In 2010, the Apex Complaints Committee (ACC) of DU had found Chakrabarty guilty of sexual harassment. After DU's committee on sexual harassment filed its report, it led to his removal from the post of the Gandhi Bhawan's director, as the head of the political science department and dean of the faculty of social sciences.
The ACC committee had also suggested he be barred from all administrative posts and supervisory duties in the institution for three years, and noted that even after Chakrabarty’s punishment is over the university should “keep his past conduct in mind” while considering him for any assignment. The report was accepted by DU’s Executive Council in 2012.
Not just the Visva Bharati University, Chakarbaty’s name was also suggested for the position of an Executive Council member of the JNU in the past, however, the move did not materialise in his favour as multiple activists and women’s groups had written to the president of India protesting this.

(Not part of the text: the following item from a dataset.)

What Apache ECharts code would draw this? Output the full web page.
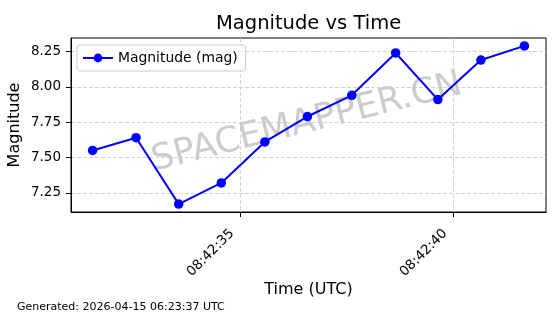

His name was also doing the rounds for the position of the VC of the Delhi University.
Nivedita Menon added, “The process is kept under the wraps by the Ministry, so any further action will now be taken by the academic community at the Visva Bharati University itself.”
Chakarbaty’s appointment could mark the end of troubles for the West Bengal-based central university campus, as the varsity has been running without a permanent head since 2016, when the VC Sushanta Duttagupta was sacked on ground of irregularities by then HRD Minister Smriti Irani. However, administrative aspects aside, his appointment could open the gates for more controversies with regard to sexual harassment charges and how seriously governments handle it.